Le Temps

La lanterne rouge

- S. H. (LA LIBERTÉ)

Notre guide n’est pas une tête brûlée. Viktoryia Labunets enseigne la sécurité routière aux familles, pour le compte de Pro Velo. Alors, forcément, elle sillonne les rues de Fribourg avec du respect pour les règles de la circulatio­n, son casque vissé sur la tête. Mais la monitrice semble, elle aussi, prise au dépourvu en arrivant au carrefour proche de la chocolater­ie Villars. Comment faire sa place au milieu du trafic, sans le moindre feu qui fonctionne? Les occasions ne manquent pas, en pédalant dans la cité, de se faire de bonnes frousses.

Bandes cyclables en «morse»

Fribourg est au dernier rang du classement de Pro Velo, publié ce printemps. Elle serait la pire ville du pays pour les adeptes de la petite reine (sur les 34 localités évaluées). Au sein même du canton, le chef-lieu a reçu cette année le Pneu crevé de l’associatio­n cantonale, alors que Villarssur-Glâne obtenait le Rayon d’or. A Fribourg, les bandes cyclables sont en «morse». «Il n’y a pas de continuité», témoigne la Fribourgeo­ise d’adoption. Et les vélos sont tenus, bien souvent, de cohabiter avec les bus ou les piétons. La ville compte moins de 1 km de piste cyclable, séparée du trafic et réservée exclusivem­ent aux vélos. Elle possède, en revanche, 12,5 km de bandes cyclables (dessinées en traitillé et pouvant être empruntées par d’autres véhicules), 4,1 km de voies partagées avec les bus et 1,8 km avec les piétons.

Nous suivons la monitrice sur la route de la Fonderie, le long de l’Ecole des métiers. Pas question d’accélérer la cadence: la voie est ouverte aux piétons.
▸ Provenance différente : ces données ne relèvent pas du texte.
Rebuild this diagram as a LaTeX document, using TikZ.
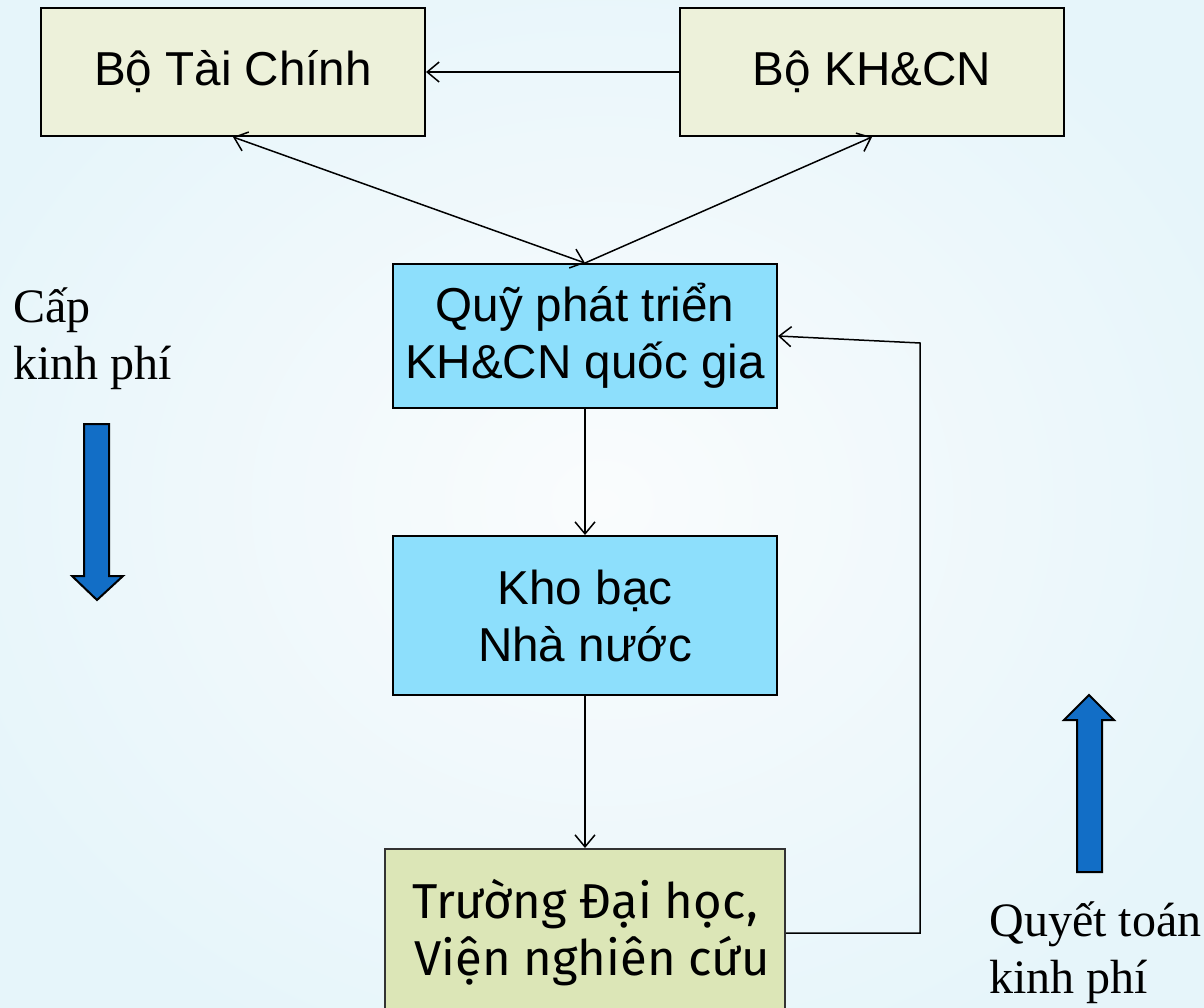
\documentclass[tikz,border=0pt]{standalone}
\usepackage{fontspec}
\setmainfont{Liberation Serif}
\setsansfont{Liberation Sans}
\newfontfamily\vnsans{Fira Sans}
\usetikzlibrary{arrows.meta}

\definecolor{bginner}{HTML}{FAFCFD}
\definecolor{bgouter}{HTML}{E6F5FA}
\definecolor{boxbeige}{HTML}{EDF1DA}
\definecolor{boxcyan}{HTML}{8DDFFC}
\definecolor{boxgreen}{HTML}{DCE6B7}
\definecolor{flowblue}{HTML}{126EC6}

\begin{document}
\begin{tikzpicture}[
		x=0.5pt,
		y=-0.5pt,
		unit/.style={draw=black, line width=1pt, inner sep=0pt, align=center, minimum width=192pt,
			font=\sffamily\fontsize{23.8}{28.5}\selectfont},
		link/.style={line width=0.75pt, -{Straight Barb[length=6pt,width=10pt]}},
		flow/.style={draw=black, line width=1pt, fill=flowblue},
		sidetext/.style={inner sep=0pt, align=left, anchor=west, font=\fontsize{24}{28.5}\selectfont},
	]
		\useasboundingbox (0,0) rectangle (1204,1007);
		\clip (0,0) rectangle (1204,1007);
		\shade[inner color=bginner, outer color=bgouter] (-100,-100) rectangle (1304,1107);

		% ministries
		\node[unit, fill=boxbeige, minimum height=64pt] (mof) at (233,72) {Bộ Tài Chính};
		\node[unit, fill=boxbeige, minimum height=64pt] (most) at (872,72) {Bộ KH\&CN};

		% fund, treasury, institutes
		\node[unit, fill=boxcyan, minimum height=72pt] (fund) at (585,336) {Quỹ phát triển\\KH\&CN quốc gia};
		\node[unit, fill=boxcyan, minimum height=79.5pt] (treasury) at (585,615.5) {Kho bạc\hspace{7pt}\\Nhà nước};
		\node[unit, fill=boxgreen, draw=black!80, minimum width=200pt, minimum height=84pt,
			font=\vnsans\fontsize{24.5}{28.5}\selectfont] (inst) at (585,933) {Trường Đại học,\\\hspace{7pt}Viện nghiên cứu};

		\draw[link] (most) -- (mof);
		\draw[link, {Straight Barb[length=6pt,width=10pt]}-{Straight Barb[length=6pt,width=10pt]}] (fund.north) -- (mof.south);
		\draw[link] (fund.north) -- (most.south);
		\draw[link] (fund) -- (treasury);
		\draw[link] (treasury) -- (inst);

		\coordinate (back) at (920,343);
		\draw[link] (inst.east) -| (back) -- (fund.east);

		% block arrows
		\draw[flow] (84,424) -- (109,424) -- (109,576) -- (123,576) -- (97,600) -- (72,576) -- (84,576) -- cycle;
		\draw[flow] (1077,872) -- (1102,872) -- (1102,720) -- (1114,720) -- (1089,695) -- (1064,720) -- (1077,720) -- cycle;

		\node[sidetext] (give) at (13,339) {Cấp\\kinh phí};
		\node[sidetext] (settle) at (989,953) {Quyết toán\\kinh phí};
	\end{tikzpicture}
\end{document}
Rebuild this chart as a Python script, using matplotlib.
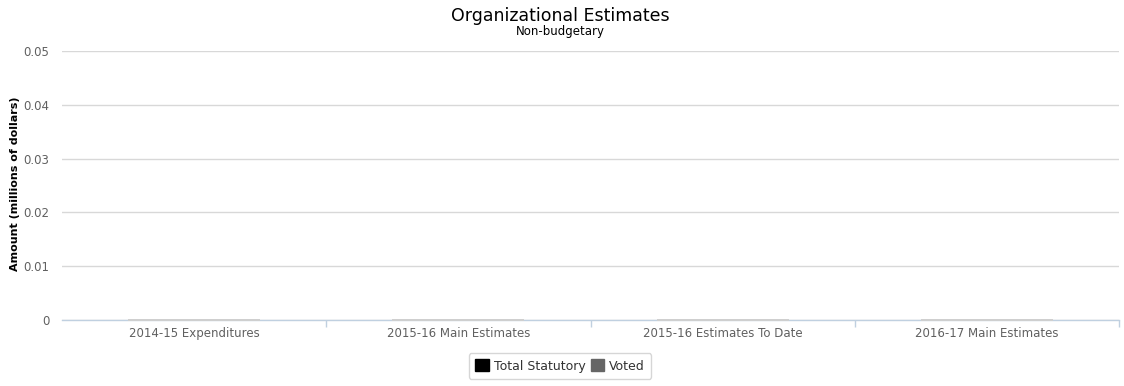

Alors qu’un immense trottoir la borde. Ce n’est pas la place qui semble manquer. Le constat vaut pour d’autres artères, «qui sont régulièrem­ent rénovées», regrette Viktoryia Labunets. «Il y a eu des améliorati­ons ces dernières années. Mais il manque une vraie stratégie de développem­ent.» Elle évoque un problème de «mentalité». «A chaque chantier, par exemple, les cyclistes sont oubliés et livrés à eux-mêmes. Ils doivent improviser, contourner les barrières, et se mettre en danger.» Or, pas moins de 17 chantiers d’importance sont prévus cette année dans la ville.

Pierre-Olivier Nobs, directeur de la Mobilité, se dit conscient du problème: «Une améliorati­on est généraleme­nt possible, par exemple au niveau de la signalisat­ion. Le réflexe de systématiq­uement penser aux cyclistes en cas de chantier doit rapidement devenir la norme, ce qui n’était pas toujours le cas dans le passé.» Il rappelle toutefois que «les piétons, qui sont les plus vulnérable­s, sont systématiq­uement priorisés». Mais pour cet adepte de la mobilité douce, le sondage de Pro Velo s’appuie sur des ressentis hérités d’une autre époque. «Le Conseil communal n’a jamais été aussi convaincu de la pertinence de développer la mobilité douce», martèle-t-il en énumérant les mesures prises dernièreme­nt. «Mais notre système démocratiq­ue nécessite beaucoup de temps pour passer des projets à la réalité. Je partage autant la vision de Pro Velo que leur impatience», souffle-t-il.